Some 80 bathing spots were gifted the prize status - six more than last year, when a statistical glitch was blamed for a number being stripped of the accolade.
However, Environment Minister Phil Hogan said this year's roll of honour would have been lengthier had our shores not been battered by the harsh weather after Christmas.
"Results might even have been better except for the devastation of the storms last winter which caused significant damage in some areas," he said.
An Taisce, Ireland national trust, also awarded 54 of the lesser Green Coast awards to beaches - up nine from last year.
These bathing spots are recognised for their great water quality, environment and scenery, but usually do not have the facilities needed to clinch the more prestigious international-recognised Blue Flag.
Among those to regain the Blue Flag, after controversially being stripped of the status last year, were Portmarnock, Portrane, Donabate and Skerries South Beach in north Dublin.
Morriscastle in Wexford and Ballybunion North in Kerry also took back their flag, as did Councellors Strand and Dunmore Strand in Waterford.
At the time, Mr Hogan attacked an an anomaly in the new grading system for the loss of the awards, and vowed to raise the issue in Europe.
Ongoing works to repair extensive storm damage at Bertra and Mulranny in Mayo, Rossbeigh in Kerry and Miltown Malbay and Spanish Point in Clare were blamed for their failure to achieve the distinction.
Dog's Bay in Galway also lost its Green Coast Award after suffering infrastructural damage from the severe winds and tides.
But Tra gCaorach in Inis Oirr, off the Galway coast, and Kilfrassey in Waterford both scooped the award for the first time.
Patricia Oliver, director of environmental education at An Taisce, heaped praise on thousands of volunteers across Ireland who keep coastlines clean
"Clean Coasts groups contribute significantly to the protection of Ireland's coast," she said.
"In 2013, over 700 beach cleans took place and these groups removed over 500,000 items of marine litter from the marine environment."

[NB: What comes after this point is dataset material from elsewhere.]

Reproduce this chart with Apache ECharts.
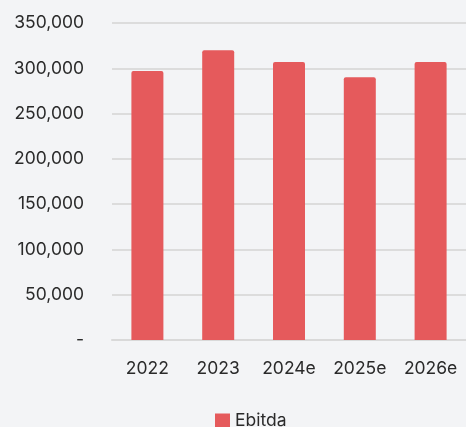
<!DOCTYPE html>
<html>
<head>
<meta charset="utf-8">
<script src="https://cdn.jsdelivr.net/npm/echarts@6/dist/echarts.min.js"></script>
<style>
html,body{margin:0;padding:0;background:#f3f4f6;}
#c{width:466px;height:427px;}
</style>
</head>
<body>
<div id="c"></div>
<script>
const categories = ['2022', '2023', '2024e', '2025e', '2026e'];
const ebitda = [297000, 320000, 307000, 290000, 307000];
const seriesName = 'Ebitda';

const chart = echarts.init(document.getElementById('c'), null, {renderer: 'canvas'});
chart.setOption({
  backgroundColor: '#f3f4f6',
  animation: false,
  textStyle: {fontFamily: 'Inter, "Noto Sans", sans-serif'},
  grid: {left: 112, right: -5, top: 23, bottom: 87, containLabel: false},
  legend: {
    data: [seriesName],
    bottom: -8,
    left: 210,
    itemWidth: 15,
    itemHeight: 15,
    itemGap: 4,
    textStyle: {fontSize: 17.5, color: '#2a2a2a'},
    icon: 'rect'
  },
  xAxis: {
    type: 'category',
    data: categories,
    axisLine: {show: true, lineStyle: {color: '#d9d9d9', width: 2}},
    axisTick: {show: false},
    axisLabel: {fontSize: 17.5, color: '#2a2a2a', margin: 20}
  },
  yAxis: {
    type: 'value',
    min: 0,
    max: 350000,
    interval: 50000,
    axisLine: {show: false},
    axisTick: {show: false},
    splitLine: {lineStyle: {color: '#dcdcdc', width: 2}},
    axisLabel: {
      fontSize: 17.5,
      color: '#2a2a2a',
      margin: 28,
      formatter: function (v) { return v === 0 ? '-' : v.toLocaleString('en-US'); }
    }
  },
  series: [{
    name: seriesName,
    type: 'bar',
    data: ebitda,
    barWidth: 32,
    itemStyle: {color: '#e55a5c', borderRadius: [2, 2, 0, 0]}
  }]
});
</script>
</body>
</html>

Ms Oliver also paid tribute to local authorities, marine operators and communities for their work in achieving Blue Flag and Green Coast awards.
Tourism chiefs claimed that ongoing work on beaches which lost their Blue Flags would help restore them to the top of the bathing spots league.
Shuan Quinn, chief executive of Failte Ireland, said the awards were very important in attracting visitors to the country.
"Our own research indicates that almost 70% of our visitors holiday along our coastline and the quality of our beaches is central to the tourism experience and integral to the work of Failte Ireland," he said.
"Our landmark project, the Wild Atlantic Way which runs from Kinsale all the way along the western seaboard up to Donegal, is already proving a big draw overseas and this week we launched our new 'Blueway' initiative to promote the great variety of sea-based activities on offer in Ireland.
"The increase in quality recorded by An Taisce is certainly a boost for tourism."